ANKARA – Turki akan terus menurunkan tingkat suku bunga alih-alih menaikkannya, kata Presiden Recep Tayyip Erdogan pada Senin (6/6), di tengah meningkatnya kekhawatiran terkait lonjakan inflasi di negara itu ke level tertinggi dalam kurun waktu 24 tahun.
Membela kebijakan pelonggaran moneter yang diambil pemerintahnya, Erdogan mengatakan kepada wartawan setelah rapat kabinet bahwa pemerintah sedang menerapkan program ekonomi “originalnya” sendiri.
Turki adalah negara “merdeka” yang mampu menentukan dan menerapkan prioritas politik dan keamanannya sendiri, dan negara “kuat” yang dapat menerapkan program ekonomi dan sosialnya sendiri, katanya.
“Mereka yang diuntungkan dari segitiga nilai tukar, suku bunga, dan inflasi tidak memahami strategi pertumbuhan negara kita melalui investasi, lapangan kerja, produksi, dan surplus transaksi berjalan,” kata pemimpin Turki itu.
Alih-alih inflasi, Erdogan menyebut biaya hidup sebagai “masalah sebenarnya.”

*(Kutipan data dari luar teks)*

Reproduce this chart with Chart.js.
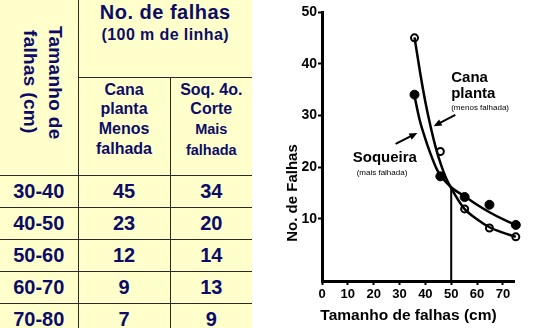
<!DOCTYPE html>
<html>
<head>
<meta charset="utf-8">
<script src="https://cdn.jsdelivr.net/npm/chart.js@4/dist/chart.umd.min.js"></script>
<style>
  body { margin: 0; width: 553px; height: 328px; overflow: hidden; background: #fff; font-family: "Liberation Sans", Arial, sans-serif; }
  #tabela { position: absolute; left: 0; top: 0; width: 252px; border-collapse: collapse; table-layout: fixed; background: #ffffcc; color: #0c0c68; font-weight: bold; }
  #tabela td { border: 1px solid #2a2a2a; padding: 0; text-align: center; }
  #tabela tr:first-child td { border-top: none; }
  #tabela td:first-child { border-left: none; }
  #tabela td:last-child { border-right: none; }
  .rot div { writing-mode: vertical-rl; display: inline-block; font-size: 19px; line-height: 25px; text-align: center; margin-left: 8px; margin-bottom: 6px; letter-spacing: 0.3px; }
  .titulo { vertical-align: top; }
  .titulo .t1 { font-size: 20px; line-height: 23px; margin-top: 1px; letter-spacing: 0.5px; }
  .titulo .t2 { font-size: 16px; line-height: 22px; letter-spacing: 0.4px; }
  .sub { vertical-align: top; font-size: 16px; line-height: 19.7px; padding-top: 2px !important; }
  .sub .menor { font-size: 14.5px; }
  .dado td { font-size: 20px; height: 31px; }
  #grafico { position: absolute; left: 252px; top: 0; }
</style>
</head>
<body>
<table id="tabela">
  <colgroup><col style="width:78px"><col style="width:92px"><col style="width:82px"></colgroup>
  <tr style="height:77px">
    <td rowspan="2" class="rot"><div>Tamanho de<br>falhas (cm)</div></td>
    <td colspan="2" class="titulo"><div class="t1">No. de falhas</div><div class="t2">(100 m de linha)</div></td>
  </tr>
  <tr style="height:98px">
    <td class="sub">Cana<br>planta<br>Menos<br>falhada</td>
    <td class="sub">Soq. 4o.<br>Corte<br><span class="menor">Mais<br>falhada</span></td>
  </tr>
</table>
<canvas id="grafico" width="301" height="328"></canvas>
<script>
// Tabela
const faixas = ['30-40', '40-50', '50-60', '60-70', '70-80']
const tabCana = [45, 23, 12, 9, 7]
const tabSoqueira = [34, 20, 14, 13, 9]

// Grafico: pontos observados
const xPontos = [35.8, 45.8, 55.2, 64.8, 75]
const canaPontos = [45, 23, 11.9, 8.2, 6.5]
const soqPontos = [34, 18.2, 14.2, 12.7, 8.8]

// curvas ajustadas
const curvaCanaX = [35.8, 38, 40, 42, 44, 46, 48, 50, 54.8, 60, 65, 70, 75]
const curvaCanaY = [45.1, 38.2, 32.6, 27.9, 23.8, 20.5, 17.9, 15.9, 12.1, 9.9, 8.3, 7.3, 6.5]
const curvaSoqX = [35.7, 37.8, 39.7, 41.9, 44.5, 46.2, 50, 55.6, 60, 65, 70, 75]
const curvaSoqY = [34, 29.1, 25.9, 22.7, 19.5, 18.1, 16.1, 14.2, 12.7, 11.2, 9.9, 8.8]

const ticksX = [0, 10, 20, 30, 40, 50, 60, 70]
const ticksY = [10, 20, 30, 40, 50]

const tabela = document.getElementById('tabela')
faixas.forEach((faixa, i) => {
    const tr = document.createElement('tr')
    tr.classList.add('dado')
    ;[faixa, tabCana[i], tabSoqueira[i]].forEach(v => {
        const td = document.createElement('td')
        td.textContent = v
        tr.appendChild(td)
    })
    tabela.appendChild(tr)
})

const fonte = '"Liberation Sans", Arial, sans-serif'
const pares = (xs, ys) => xs.map((x, i) => ({x: x, y: ys[i]}))

function seta(ctx, x0, y0, x1, y1) {
    const ang = Math.atan2(y1 - y0, x1 - x0)
    ctx.lineWidth = 2
    ctx.beginPath()
    ctx.moveTo(x0, y0)
    ctx.lineTo(x1 - 5 * Math.cos(ang), y1 - 5 * Math.sin(ang))
    ctx.stroke()
    ctx.beginPath()
    ctx.moveTo(x1, y1)
    ctx.lineTo(x1 - 8 * Math.cos(ang) + 3.5 * Math.sin(ang), y1 - 8 * Math.sin(ang) - 3.5 * Math.cos(ang))
    ctx.lineTo(x1 - 8 * Math.cos(ang) - 3.5 * Math.sin(ang), y1 - 8 * Math.sin(ang) + 3.5 * Math.cos(ang))
    ctx.closePath()
    ctx.fill()
}

const anotacoes = {
    id: 'anotacoes',
    afterDraw(chart) {
        const {ctx, scales: {x, y}} = chart
        const px = v => x.getPixelForValue(v)
        const py = v => y.getPixelForValue(v)
        ctx.save()
        ctx.fillStyle = '#000'
        ctx.strokeStyle = '#000'

        // titulos dos eixos
        ctx.font = 'bold 15.5px ' + fonte
        ctx.textAlign = 'center'
        ctx.textBaseline = 'middle'
        ctx.fillText('Tamanho de falhas (cm)', 156.5, 316)
        ctx.save()
        ctx.translate(41, 193)
        ctx.rotate(-Math.PI / 2)
        ctx.font = 'bold 15px ' + fonte
        ctx.fillText('No. de Falhas', 0, 0)
        ctx.restore()

        // legendas das curvas
        ctx.textAlign = 'left'
        ctx.textBaseline = 'alphabetic'
        ctx.font = 'bold 15px ' + fonte
        ctx.fillText('Cana', px(50), py(36.5))
        ctx.fillText('planta', px(50), py(33.4))
        ctx.fillText('Soqueira', px(11.9), py(20.9))
        ctx.font = '8px ' + fonte
        ctx.fillText('(menos falhada)', px(50), py(31.1))
        ctx.fillText('(mais falhada)', px(13.4), py(18.5))

        seta(ctx, px(51.6), py(30.1), px(43.2), py(27.9))
        seta(ctx, px(28.5), py(24.5), px(36.9), py(26.6))
        ctx.restore()
    }
}

const ctx = document.getElementById('grafico')
const chart = new Chart(ctx, {
    type: 'scatter',
    data: {
        datasets: [
            {
                data: pares(curvaCanaX, curvaCanaY),
                showLine: true, borderColor: '#000', borderWidth: 2.5,
                cubicInterpolationMode: 'monotone', pointRadius: 0, clip: false
            },
            {
                data: pares(curvaSoqX, curvaSoqY),
                showLine: true, borderColor: '#000', borderWidth: 2.5,
                cubicInterpolationMode: 'monotone', pointRadius: 0, clip: false
            },
            {
                data: [{x: 50, y: -2.05}, {x: 50, y: 16}],
                showLine: true, borderColor: '#000', borderWidth: 2, pointRadius: 0
            },
            {
                data: pares(xPontos, canaPontos),
                pointRadius: 3.5, pointBorderWidth: 2,
                pointBackgroundColor: '#fff', pointBorderColor: '#000', clip: false
            },
            {
                data: pares(xPontos, soqPontos),
                pointRadius: 4.5, pointBorderWidth: 1,
                pointBackgroundColor: '#000', pointBorderColor: '#000', clip: false
            }
        ]
    },
    options: {
        responsive: false,
        animation: false,
        devicePixelRatio: 1,
        layout: { padding: { top: 12, right: 39, left: 0, bottom: 0 } },
        plugins: { legend: { display: false }, tooltip: { enabled: false } },
        scales: {
            x: {
                type: 'linear', min: 0, max: 74.3,
                afterBuildTicks: s => { s.ticks = ticksX.map(v => ({value: v})) },
                afterFit: s => { s.height = 47 },
                grid: { drawOnChartArea: false, drawTicks: true, tickLength: 4, tickWidth: 2, tickColor: '#000' },
                border: { color: '#000', width: 3 },
                ticks: { color: '#000', padding: 2, maxRotation: 0, autoSkip: false,
                         font: { family: fonte, size: 13, weight: 'bold' } }
            },
            y: {
                type: 'linear', min: -2.05, max: 50,
                afterBuildTicks: s => { s.ticks = ticksY.map(v => ({value: v})) },
                afterFit: s => { s.width = 70 },
                grid: { drawOnChartArea: false, drawTicks: true, tickLength: 4, tickWidth: 2, tickColor: '#000' },
                border: { color: '#000', width: 3 },
                ticks: { color: '#000', padding: 1, autoSkip: false,
                         font: { family: fonte, size: 14, weight: 'bold' } }
            }
        }
    },
    plugins: [anotacoes]
})
</script>
</body>
</html>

“Apakah inflasi adalah masalah? Ya, itu memang masalah. Namun, apakah tema ini saja yang menjadi penyebab utama masalah Turki? Jika ya, maka negara kita akan menyelesaikan semua masalah berkat program antiinflasi yang dilaksanakan berkali-kali di masa lalu,” jelasnya.
Mata uang Turki, lira, merosot nilainya menjadi 16,59 terhadap dolar AS pada Senin setelah pernyataan Erdogan tersebut, mengakibatkan kehilangan nilainya menjadi lebih dari 20 persen tahun ini.
Nilai lira merosot lebih dari 40 persen pada 2021, setelah bank sentral Turki memangkas kebijakan suku bunganya sebesar 500 basis poin menjadi 14 persen pada Desember dari 19 persen pada September meskipun inflasi tinggi, dan mempertahankan tingkat suku bunga yang sama sejak saat itu.
Erdogan adalah pendukung suku bunga rendah, bersikeras bahwa langkah itu akan meringankan beban investasi di tengah meningkatnya inflasi.
Inflasi tahunan Turki melonjak menjadi 73,5 persen pada Mei, tertinggi sejak Oktober 1998. [Xinhua]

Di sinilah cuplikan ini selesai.